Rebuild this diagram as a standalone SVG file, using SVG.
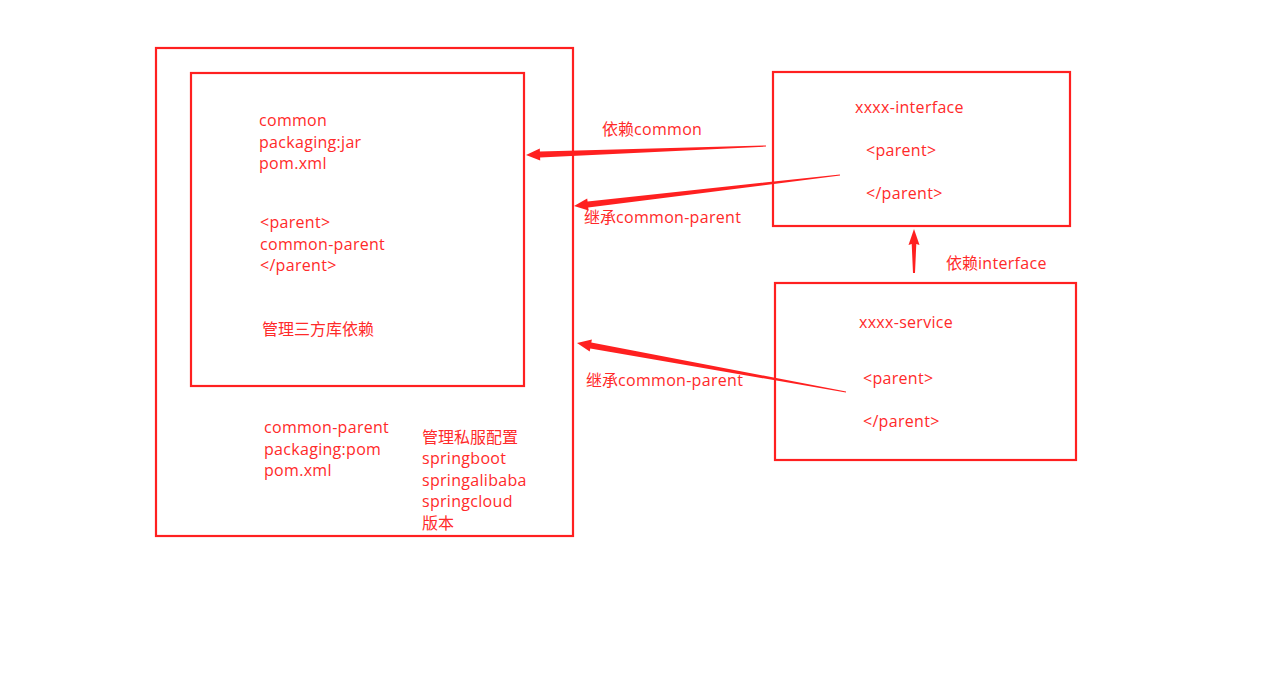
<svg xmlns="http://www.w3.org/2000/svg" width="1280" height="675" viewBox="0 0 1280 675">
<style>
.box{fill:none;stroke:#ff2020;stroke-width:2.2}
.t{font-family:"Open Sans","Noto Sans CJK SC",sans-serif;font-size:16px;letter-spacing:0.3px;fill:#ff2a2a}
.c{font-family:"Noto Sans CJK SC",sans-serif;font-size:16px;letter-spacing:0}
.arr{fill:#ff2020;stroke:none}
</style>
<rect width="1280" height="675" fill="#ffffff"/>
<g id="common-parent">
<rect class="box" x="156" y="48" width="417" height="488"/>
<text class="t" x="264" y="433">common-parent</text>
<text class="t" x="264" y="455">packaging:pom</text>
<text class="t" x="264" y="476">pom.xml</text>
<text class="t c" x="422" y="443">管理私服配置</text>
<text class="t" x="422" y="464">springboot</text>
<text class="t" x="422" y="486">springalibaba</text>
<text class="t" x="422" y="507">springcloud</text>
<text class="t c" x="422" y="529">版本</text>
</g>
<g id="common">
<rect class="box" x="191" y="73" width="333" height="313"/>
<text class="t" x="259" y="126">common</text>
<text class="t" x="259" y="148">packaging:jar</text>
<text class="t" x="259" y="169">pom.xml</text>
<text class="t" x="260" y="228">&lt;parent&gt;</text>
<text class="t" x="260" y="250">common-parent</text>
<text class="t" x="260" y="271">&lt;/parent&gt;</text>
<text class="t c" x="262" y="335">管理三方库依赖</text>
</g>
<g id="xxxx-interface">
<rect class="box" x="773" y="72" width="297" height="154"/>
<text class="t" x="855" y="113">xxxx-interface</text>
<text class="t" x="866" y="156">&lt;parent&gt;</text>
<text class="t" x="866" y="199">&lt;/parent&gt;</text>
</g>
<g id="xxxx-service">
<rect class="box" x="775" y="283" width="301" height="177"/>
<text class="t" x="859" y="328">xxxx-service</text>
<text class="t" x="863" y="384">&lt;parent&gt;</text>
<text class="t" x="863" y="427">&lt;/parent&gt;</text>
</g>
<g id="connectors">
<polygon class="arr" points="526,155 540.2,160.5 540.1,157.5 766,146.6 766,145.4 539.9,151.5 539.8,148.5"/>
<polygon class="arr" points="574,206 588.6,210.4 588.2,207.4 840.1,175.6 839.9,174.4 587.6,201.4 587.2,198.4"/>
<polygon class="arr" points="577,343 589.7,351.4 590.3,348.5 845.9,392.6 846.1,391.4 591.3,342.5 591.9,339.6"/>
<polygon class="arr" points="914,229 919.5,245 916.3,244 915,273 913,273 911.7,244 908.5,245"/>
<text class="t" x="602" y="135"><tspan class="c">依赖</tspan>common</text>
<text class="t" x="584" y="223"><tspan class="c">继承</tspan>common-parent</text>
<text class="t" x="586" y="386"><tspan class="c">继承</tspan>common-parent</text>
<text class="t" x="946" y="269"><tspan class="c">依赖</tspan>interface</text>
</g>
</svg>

........

WRITTEN EXERCISE: Restate the data above word for word. Do not include the images.

RESPONSE TO THIS TASK:
Rebuild this diagram as a standalone SVG file, using SVG.
<svg xmlns="http://www.w3.org/2000/svg" width="1280" height="675" viewBox="0 0 1280 675">
<style>
.box{fill:none;stroke:#ff2020;stroke-width:2.2}
.t{font-family:"Open Sans","Noto Sans CJK SC",sans-serif;font-size:16px;letter-spacing:0.3px;fill:#ff2a2a}
.c{font-family:"Noto Sans CJK SC",sans-serif;font-size:16px;letter-spacing:0}
.arr{fill:#ff2020;stroke:none}
</style>
<rect width="1280" height="675" fill="#ffffff"/>
<g id="common-parent">
<rect class="box" x="156" y="48" width="417" height="488"/>
<text class="t" x="264" y="433">common-parent</text>
<text class="t" x="264" y="455">packaging:pom</text>
<text class="t" x="264" y="476">pom.xml</text>
<text class="t c" x="422" y="443">管理私服配置</text>
<text class="t" x="422" y="464">springboot</text>
<text class="t" x="422" y="486">springalibaba</text>
<text class="t" x="422" y="507">springcloud</text>
<text class="t c" x="422" y="529">版本</text>
</g>
<g id="common">
<rect class="box" x="191" y="73" width="333" height="313"/>
<text class="t" x="259" y="126">common</text>
<text class="t" x="259" y="148">packaging:jar</text>
<text class="t" x="259" y="169">pom.xml</text>
<text class="t" x="260" y="228">&lt;parent&gt;</text>
<text class="t" x="260" y="250">common-parent</text>
<text class="t" x="260" y="271">&lt;/parent&gt;</text>
<text class="t c" x="262" y="335">管理三方库依赖</text>
</g>
<g id="xxxx-interface">
<rect class="box" x="773" y="72" width="297" height="154"/>
<text class="t" x="855" y="113">xxxx-interface</text>
<text class="t" x="866" y="156">&lt;parent&gt;</text>
<text class="t" x="866" y="199">&lt;/parent&gt;</text>
</g>
<g id="xxxx-service">
<rect class="box" x="775" y="283" width="301" height="177"/>
<text class="t" x="859" y="328">xxxx-service</text>
<text class="t" x="863" y="384">&lt;parent&gt;</text>
<text class="t" x="863" y="427">&lt;/parent&gt;</text>
</g>
<g id="connectors">
<polygon class="arr" points="526,155 540.2,160.5 540.1,157.5 766,146.6 766,145.4 539.9,151.5 539.8,148.5"/>
<polygon class="arr" points="574,206 588.6,210.4 588.2,207.4 840.1,175.6 839.9,174.4 587.6,201.4 587.2,198.4"/>
<polygon class="arr" points="577,343 589.7,351.4 590.3,348.5 845.9,392.6 846.1,391.4 591.3,342.5 591.9,339.6"/>
<polygon class="arr" points="914,229 919.5,245 916.3,244 915,273 913,273 911.7,244 908.5,245"/>
<text class="t" x="602" y="135"><tspan class="c">依赖</tspan>common</text>
<text class="t" x="584" y="223"><tspan class="c">继承</tspan>common-parent</text>
<text class="t" x="586" y="386"><tspan class="c">继承</tspan>common-parent</text>
<text class="t" x="946" y="269"><tspan class="c">依赖</tspan>interface</text>
</g>
</svg>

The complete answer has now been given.